A new angle on the killing of Osama bin Laden

It is a story that will not go away - and rightly so. A new, sensational account of the run-up to the May 2, 2011 American raid in Abbottabad that killed Osama bin Laden alleges that not only did the Pakistan army know of the American raid beforehand but

The Seymour Hersh account in the London Review of Books takes aim at US President Barack Obama’s and the White House’s version of the events that led to the killing of the world’s most wanted terrorist.
But in doing so it attempts to dismantle the standard story proffered inside Pakistan – that the army leadership had no knowledge of the al-Qaeda chief’s presence in Abbottabad and nor did it in any way facilitate the American raid to kill him. In the days to come, we can expect official Pakistani denials and sundry attacks on Hersh’s version of events.

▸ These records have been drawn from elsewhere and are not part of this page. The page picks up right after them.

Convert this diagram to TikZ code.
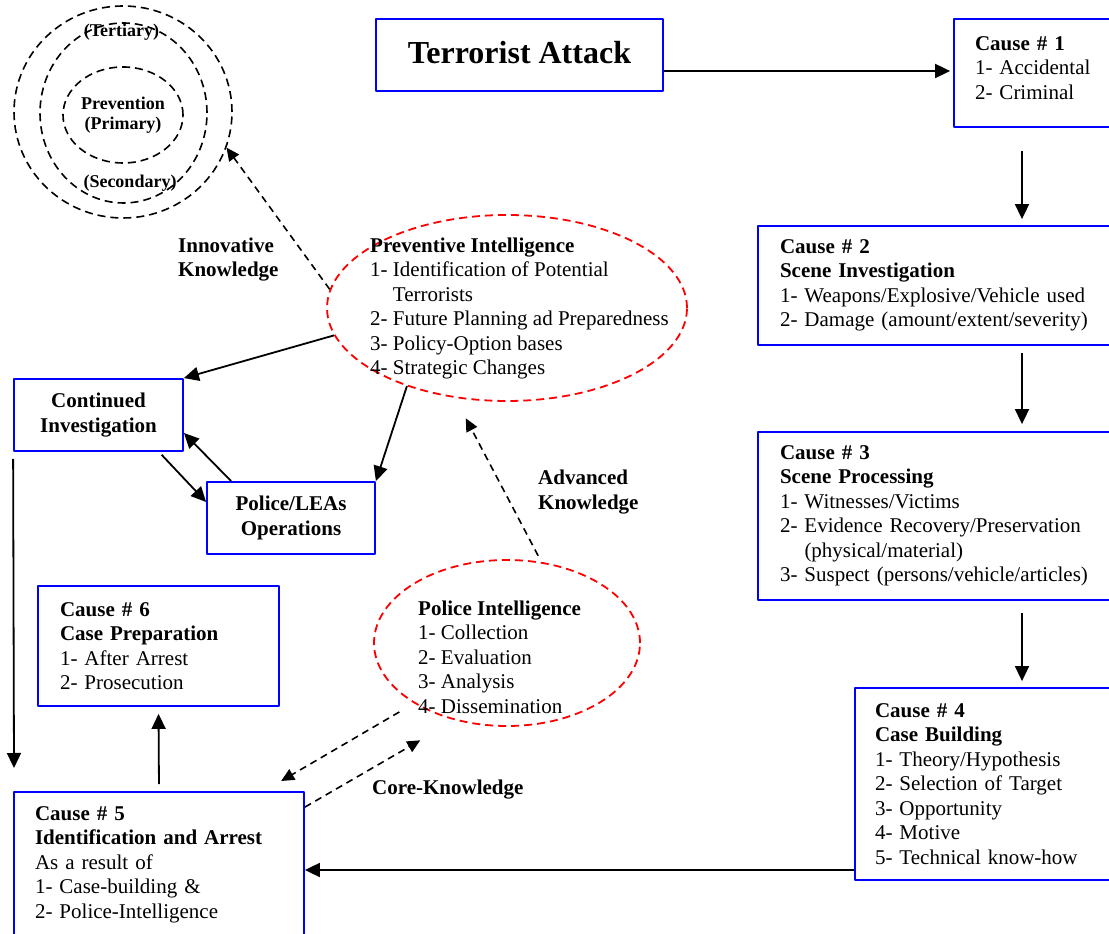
\documentclass[tikz,border=0pt]{standalone}
\usepackage{fontspec}
\setmainfont{Liberation Serif}
\usetikzlibrary{arrows.meta,shapes.geometric}
\newcommand{\bodyfont}{\fontsize{21bp}{24.5bp}\selectfont}
\newcommand{\ringfont}{\fontsize{18bp}{20bp}\selectfont\bfseries}
\newcommand{\titlefont}{\fontsize{32bp}{36bp}\selectfont\bfseries}
\tikzset{
  causebox/.style={draw=blue, line width=1.8bp, rectangle, inner ysep=0bp, align=left, font=\bodyfont},
  stepbox/.style={draw=blue, line width=1.8bp, rectangle, inner sep=0bp, align=center, minimum height=72bp, font=\bodyfont\bfseries},
  intel/.style={draw=red, line width=1.8bp, dash pattern=on 8bp off 5bp, ellipse, inner sep=0bp},
  ring/.style={draw=black, line width=1.6bp, dash pattern=on 8bp off 5bp, ellipse, inner sep=0bp},
  tag/.style={inner sep=0bp, anchor=west, align=left, font=\bodyfont\bfseries},
  flow/.style={->, line width=1.8bp},
  hint/.style={-{Triangle[length=13bp,width=12bp]}, line width=1.6bp, dash pattern=on 7bp off 5bp},
}
\begin{document}
\begin{tikzpicture}[>={Triangle[length=15bp,width=14bp]},line join=bevel,]
  \useasboundingbox (0bp,0bp) rectangle (1109bp,934bp);
  \clip (0bp,0bp) rectangle (1109bp,934bp);
%%
  % Node: Attack
  \node[stepbox, minimum width=287bp, font=\titlefont] (attack) at (519.5bp,879bp) {\raisebox{5bp}{Terrorist Attack}};
  % Node: Cause1 .. Cause6
\begin{scope}
  \node[causebox, text width=150bp, inner xsep=21bp, minimum height=108bp] (cause1) at (1050bp,861bp)
    {\textbf{Cause \# 1}\\1- Accidental\\2- Criminal\\[-14bp]\mbox{}};
  \node[causebox, text width=320bp, inner xsep=22bp, minimum height=119bp] (cause2) at (940bp,648.5bp)
    {\textbf{Cause \# 2}\\\textbf{Scene Investigation}\\1- Weapons/Explosive/Vehicle used\\2- Damage (amount/extent/severity)};
  \node[causebox, text width=320bp, inner xsep=22bp, minimum height=168bp] (cause3) at (940bp,418bp)
    {\textbf{Cause \# 3}\\\textbf{Scene Processing}\\1- Witnesses/Victims\\2- Evidence Recovery/Preservation\\\phantom{2- }(physical/material)\\3- Suspect (persons/vehicle/articles)};
  \node[causebox, text width=225bp, inner xsep=20bp, minimum height=192bp] (cause4) at (987.5bp,150bp)
    {\textbf{Cause \# 4}\\\textbf{Case Building}\\1- Theory/Hypothesis\\2- Selection of Target\\3- Opportunity\\4- Motive\\5- Technical know-how};
  \node[causebox, text width=248bp, inner xsep=21bp, minimum height=145bp] (cause5) at (159bp,69.5bp)
    {\textbf{Cause \# 5}\\\textbf{Identification and Arrest}\\As a result of\\1- Case-building \&\\2- Police-Intelligence};
  \node[causebox, text width=197bp, inner xsep=22bp, minimum height=120bp] (cause6) at (158.5bp,288bp)
    {\textbf{Cause \# 6}\\\textbf{Case Preparation}\\1- After Arrest\\2- Prosecution};
\end{scope}
  % Node: Contin, Police
  \node[stepbox, minimum width=169bp] (contin) at (98.5bp,519bp) {Continued\\Investigation};
  \node[stepbox, minimum width=168bp] (police) at (291bp,416bp) {Police/LEAs\\Operations};
  % Node: PrevInt
\begin{scope}
  \node[intel, minimum width=360bp, minimum height=186bp] (prevint) at (507bp,626bp) {};
  \node[tag, font=\bodyfont] (prevtxt) at (370bp,625.5bp)
    {\textbf{Preventive Intelligence}\\1- Identification of Potential\\\phantom{1- }Terrorists\\2- Future Planning ad Preparedness\\3- Policy-Option bases\\4- Strategic Changes};
\end{scope}
  % Node: PolInt
\begin{scope}
  \node[intel, minimum width=266bp, minimum height=166bp] (polint) at (507bp,291bp) {};
  \node[tag, font=\bodyfont] (poltxt) at (418bp,277bp)
    {\textbf{Police Intelligence}\\1- Collection\\2- Evaluation\\3- Analysis\\4- Dissemination};
\end{scope}
  % Node: Rings
\begin{scope}
  \node[ring, minimum width=218bp, minimum height=212bp] (tertiary) at (123bp,822bp) {};
  \node[ring, minimum width=167bp, minimum height=180bp] (secondary) at (123.5bp,821bp) {};
  \node[ring, minimum width=120bp, minimum height=96bp, font=\ringfont, align=center] (primary) at (123bp,819bp) {Prevention\\(Primary)};
  \node[tag, anchor=center, font=\ringfont] (tertlbl) at (121.5bp,902bp) {(Tertiary)};
  \node[tag, anchor=center, font=\ringfont] (seclbl) at (130bp,751bp) {(Secondary)};
\end{scope}
  % Labels
  \node[tag] (innov) at (178bp,674.5bp) {Innovative\\Knowledge};
  \node[tag] (advkn) at (538bp,442bp) {Advanced\\Knowledge};
  \node[tag] (corekn) at (372bp,144bp) {Core-Knowledge};
  \coordinate (spine) at (1022bp,0bp);
  \coordinate (floor) at (0bp,64bp);
  \coordinate (drop) at (14bp,166bp);
%%
  % Edge: Attack -> Cause1
  \draw[flow, shorten >=3bp] ([yshift=-16bp]attack.east) -- ([yshift=-16bp]attack.east -| cause1.west);
  % Edge: Cause1 -> Cause2 -> Cause3 -> Cause4
  \draw[flow, shorten <=23bp, shorten >=6bp] (cause1.south -| spine) -- (cause2.north -| spine);
  \draw[flow, shorten <=7bp, shorten >=7bp] (cause2.south -| spine) -- (cause3.north -| spine);
  \draw[flow, shorten <=12bp, shorten >=6bp] (cause3.south -| spine) -- (cause4.north -| spine);
  % Edge: Cause4 -> Cause5
  \draw[flow] (cause4.west |- floor) -- (cause5.east |- floor);
  % Edge: Cause5 -> Cause6
  \draw[flow, shorten <=7bp, shorten >=7bp] (cause5.north) -- (cause6.south);
  % Edge: Contin -> down
  \draw[flow, shorten <=7bp] (contin.south west) -- (drop);
  % Edge: PrevInt -> Contin, PrevInt -> Police
  \draw[flow] (prevint.189) -- (contin.north east);
  \draw[flow] (prevint.218) -- (police.north east);
  % Edge: Police <-> Contin
  \draw[flow] ([xshift=25bp]police.north west) -- ([yshift=-18bp]contin.east);
  \draw[flow, shorten <=4bp] ([xshift=-25bp]contin.south east) -- ([yshift=16bp]police.west);
  % Edge: dashed knowledge links
  \draw[hint] (prevint.174) -- (tertiary.-19);
  \draw[hint, shorten <=7bp, shorten >=23bp] (polint.67) -- (prevint.240);
  \draw[hint, shorten <=17bp, shorten >=20bp] (polint.213) -- ([xshift=-41bp]cause5.north east);
  \draw[hint, shorten >=40bp] ([yshift=-16bp]cause5.north east) -- (polint.236);
%
\end{tikzpicture}
\end{document}
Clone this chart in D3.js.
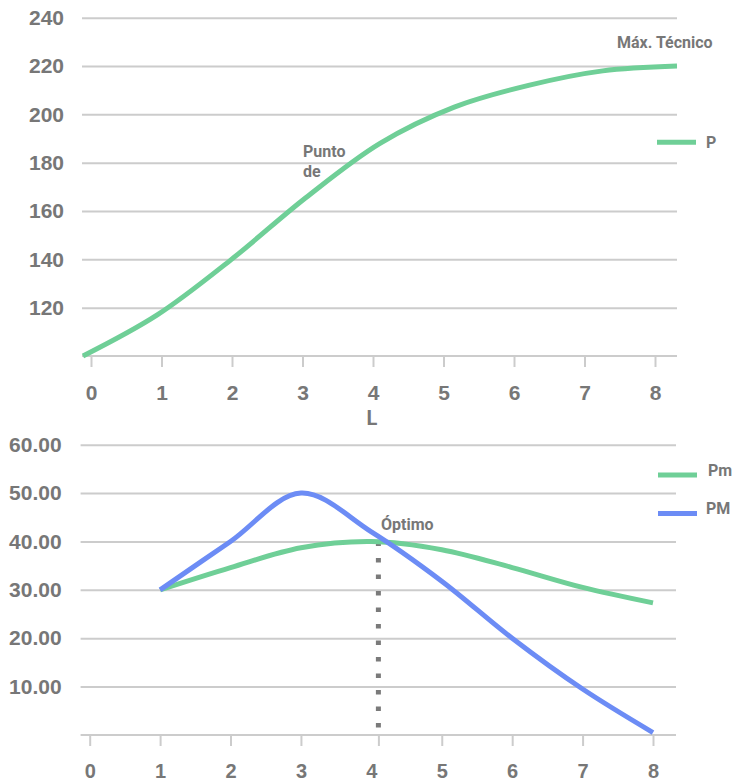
<!DOCTYPE html>
<html>
<head>
<meta charset="utf-8">
<script src="https://cdn.jsdelivr.net/npm/d3@7"></script>
<style>
  html, body { margin: 0; padding: 0; background: #fff; }
  svg { display: block; font-family: Roboto, "Noto Sans", sans-serif; }
  .tick text { fill: #777; font-weight: bold; }
</style>
</head>
<body>
<svg id="chart" width="735" height="782"></svg>
<script>
// ---- Data ----
const topL = [0, 1, 2, 3, 4, 5, 6, 7, 8];
const topP = [100, 117, 140, 165.5, 188, 203, 212, 218, 220];
const topYTicks = [120, 140, 160, 180, 200, 220, 240];
const topXTicks = [0, 1, 2, 3, 4, 5, 6, 7, 8];

const botL = [1, 2, 3, 4, 5, 6, 7, 8];
const botPm = [30, 34.6, 38.7, 40, 38.3, 34.6, 30.5, 27.3];
const botPM = [30, 40, 50, 42, 31.8, 20, 9.5, 0.5];
const botYTicks = [10, 20, 30, 40, 50, 60];
const botXTickMarks = [0, 1, 2, 3, 4.1, 5, 6, 7, 8];
const botXLabels = [0, 1, 2, 3, 4, 5, 6, 7, 8];
const optimoL = 4.1;
const optimoRange = [40, 1.5];

const GREEN = "#6fcf97";
const BLUE = "#6c8cf5";
const GRID = "#cccccc";
const TXT = "#777777";

const svg = d3.select("#chart");

// ================= TOP CHART =================
const xTopTick = d3.scaleLinear().domain([0, 8]).range([91, 655]);
const xTopLine = d3.scaleLinear().domain([0, 8]).range([83, 677]);
const yTop = d3.scaleLinear().domain([100, 240]).range([356, 17.7]);
const gridLeft = 82, gridRight = 677;

const gTopY = svg.append("g")
  .attr("transform", `translate(${gridLeft},0)`)
  .call(d3.axisLeft(yTop).tickValues(topYTicks).tickSize(-(gridRight - gridLeft)).tickPadding(18).tickFormat(d3.format("d")));
gTopY.select(".domain").remove();
gTopY.selectAll(".tick line").attr("stroke", GRID).attr("stroke-width", 2);
gTopY.selectAll(".tick text").attr("font-size", 21);

svg.append("line")
  .attr("x1", gridLeft).attr("x2", gridRight)
  .attr("y1", yTop(100)).attr("y2", yTop(100))
  .attr("stroke", GRID).attr("stroke-width", 2);

const gTopX = svg.append("g")
  .attr("transform", `translate(0,${yTop(100)})`)
  .call(d3.axisBottom(xTopTick).tickValues(topXTicks).tickSize(11).tickPadding(18).tickFormat(d3.format("d")));
gTopX.select(".domain").remove();
gTopX.selectAll(".tick line").attr("stroke", GRID).attr("stroke-width", 2);
gTopX.selectAll(".tick text").attr("font-size", 21);

svg.append("text")
  .attr("x", 372).attr("y", 425)
  .attr("text-anchor", "middle")
  .attr("font-size", 20).attr("font-weight", "bold").attr("fill", TXT)
  .text("L");

const topData = topL.map((l, i) => ({ l, v: topP[i] }));
svg.append("path")
  .datum(topData)
  .attr("fill", "none")
  .attr("stroke", GREEN)
  .attr("stroke-width", 5)
  .attr("d", d3.line().x(d => xTopLine(d.l)).y(d => yTop(d.v)).curve(d3.curveCatmullRom.alpha(0.5)));

svg.append("text")
  .attr("x", 617).attr("y", 48)
  .attr("font-size", 16).attr("font-weight", "bold").attr("fill", TXT)
  .text("Máx. Técnico");
const punto = svg.append("text")
  .attr("x", 303).attr("y", 157)
  .attr("font-size", 16).attr("font-weight", "bold").attr("fill", TXT);
punto.append("tspan").attr("x", 303).attr("dy", 0).text("Punto");
punto.append("tspan").attr("x", 303).attr("dy", 20).text("de");

svg.append("line")
  .attr("x1", 657).attr("x2", 696).attr("y1", 142.3).attr("y2", 142.3)
  .attr("stroke", GREEN).attr("stroke-width", 5);
svg.append("text")
  .attr("x", 706).attr("y", 148)
  .attr("font-size", 16).attr("font-weight", "bold").attr("fill", TXT)
  .text("P");

// ================= BOTTOM CHART =================
const xBot = d3.scaleLinear().domain([0, 8]).range([89.7, 653]);
const yBot = d3.scaleLinear().domain([0, 60]).range([735, 444.7]);
const gridLeft2 = 80.6, gridRight2 = 676;

const gBotY = svg.append("g")
  .attr("transform", `translate(${gridLeft2},0)`)
  .call(d3.axisLeft(yBot).tickValues(botYTicks).tickSize(-(gridRight2 - gridLeft2)).tickPadding(19).tickFormat(d3.format(".2f")));
gBotY.select(".domain").remove();
gBotY.selectAll(".tick line").attr("stroke", GRID).attr("stroke-width", 2);
gBotY.selectAll(".tick text").attr("font-size", 21);

svg.append("line")
  .attr("x1", gridLeft2).attr("x2", gridRight2)
  .attr("y1", yBot(0)).attr("y2", yBot(0))
  .attr("stroke", GRID).attr("stroke-width", 2);

const gBotXMarks = svg.append("g")
  .attr("transform", `translate(0,${yBot(0)})`)
  .call(d3.axisBottom(xBot).tickValues(botXTickMarks).tickSize(11).tickFormat(""));
gBotXMarks.select(".domain").remove();
gBotXMarks.selectAll(".tick line").attr("stroke", GRID).attr("stroke-width", 2);

const gBotXLab = svg.append("g")
  .attr("transform", `translate(0,${yBot(0)})`)
  .call(d3.axisBottom(xBot).tickValues(botXLabels).tickSize(0).tickPadding(28.5).tickFormat(d3.format("d")));
gBotXLab.select(".domain").remove();
gBotXLab.selectAll(".tick line").remove();
gBotXLab.selectAll(".tick text").attr("font-size", 20);

svg.append("line")
  .attr("x1", xBot(optimoL)).attr("x2", xBot(optimoL))
  .attr("y1", yBot(optimoRange[0])).attr("y2", yBot(optimoRange[1]))
  .attr("stroke", "#7a7a7a").attr("stroke-width", 5)
  .attr("stroke-dasharray", "4.5,12");

const lineBot = d3.line().x(d => xBot(d.l)).y(d => yBot(d.v)).curve(d3.curveCatmullRom.alpha(0.5));
const pmData = botL.map((l, i) => ({ l, v: botPm[i] }));
const PMData = botL.map((l, i) => ({ l, v: botPM[i] }));

svg.append("path").datum(pmData)
  .attr("fill", "none").attr("stroke", GREEN).attr("stroke-width", 5)
  .attr("d", lineBot);
svg.append("path").datum(PMData)
  .attr("fill", "none").attr("stroke", BLUE).attr("stroke-width", 5)
  .attr("d", lineBot);

svg.append("text")
  .attr("x", 381).attr("y", 530)
  .attr("font-size", 16).attr("font-weight", "bold").attr("fill", TXT)
  .text("Óptimo");

svg.append("line")
  .attr("x1", 658).attr("x2", 697).attr("y1", 475).attr("y2", 475)
  .attr("stroke", GREEN).attr("stroke-width", 5);
svg.append("text")
  .attr("x", 708).attr("y", 476)
  .attr("font-size", 16).attr("font-weight", "bold").attr("fill", TXT)
  .text("Pm");
svg.append("line")
  .attr("x1", 658).attr("x2", 697).attr("y1", 513.5).attr("y2", 513.5)
  .attr("stroke", BLUE).attr("stroke-width", 5);
svg.append("text")
  .attr("x", 706).attr("y", 514)
  .attr("font-size", 16).attr("font-weight", "bold").attr("fill", TXT)
  .text("PM");
</script>
</body>
</html>
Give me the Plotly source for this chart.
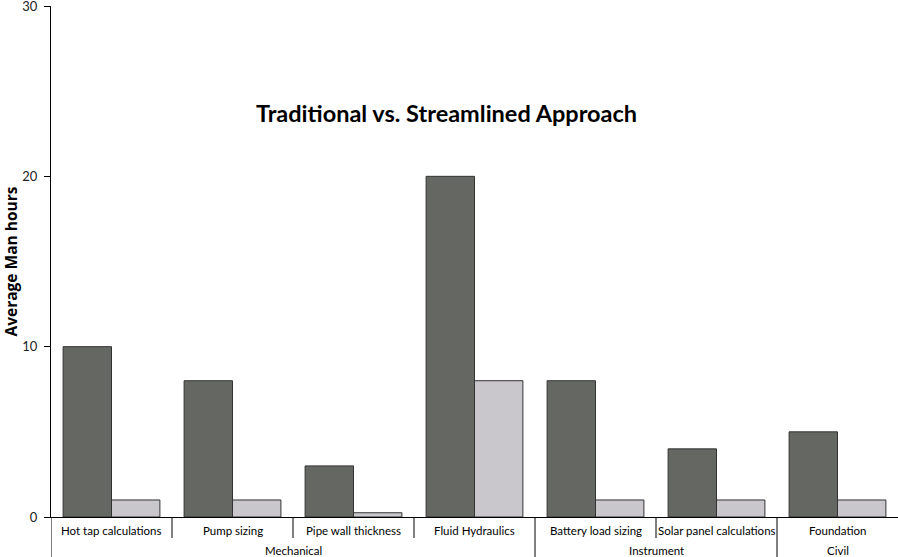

Careful scrutiny of the Hersh story is in fact required as it contains several perplexing theories and an alternative version of events. But neither should it be ignored that Hersh appears largely sympathetic to the Pakistan army, both in his piece and in comments made to this newspaper, and that the central premise of his article is to dismantle the Obama administration’s version of events.
It is clearly not a hatchet job on Pakistan. Which leaves at least three basic points to be made here. First, where is the official Pakistani version of events – the Abbottabad Commission report?
Buried after initial promises that it would be made public, one version of the report has already seen the light of day after being leaked to Al Jazeera. That version alone contains a deep, systematic, even fundamental critique of the manner in which the ISI, Pakistan’s state intelligence service, operates.
Surely, it is morally and legally indefensible of the state to hide from the public the only systematic inquiry into the events surrounding perhaps the most humiliating incident in decades here. National security will not be undermined by the publication of a report; national security was undermined by the presence of Osama bin Laden on Pakistani soil.
Second, it is long overdue for parliament to be given oversight of the intelligence apparatus. The military itself projects its intelligence wings as omnipresent and omniscient – surely, it is parliament that ought to be omnipotent, able to inquire into anything done by any branch of the state in the name of public security and the national interest.
Nor is it really a question of who will bell the cat – if parliament were to indicate any interest, the military would be unable to fend off oversight entirely. Finally, the Hersh report underlines an age-old truth: While civilian governments may not always be truthful, they are always accountable – something a military-dominated set-up can never be.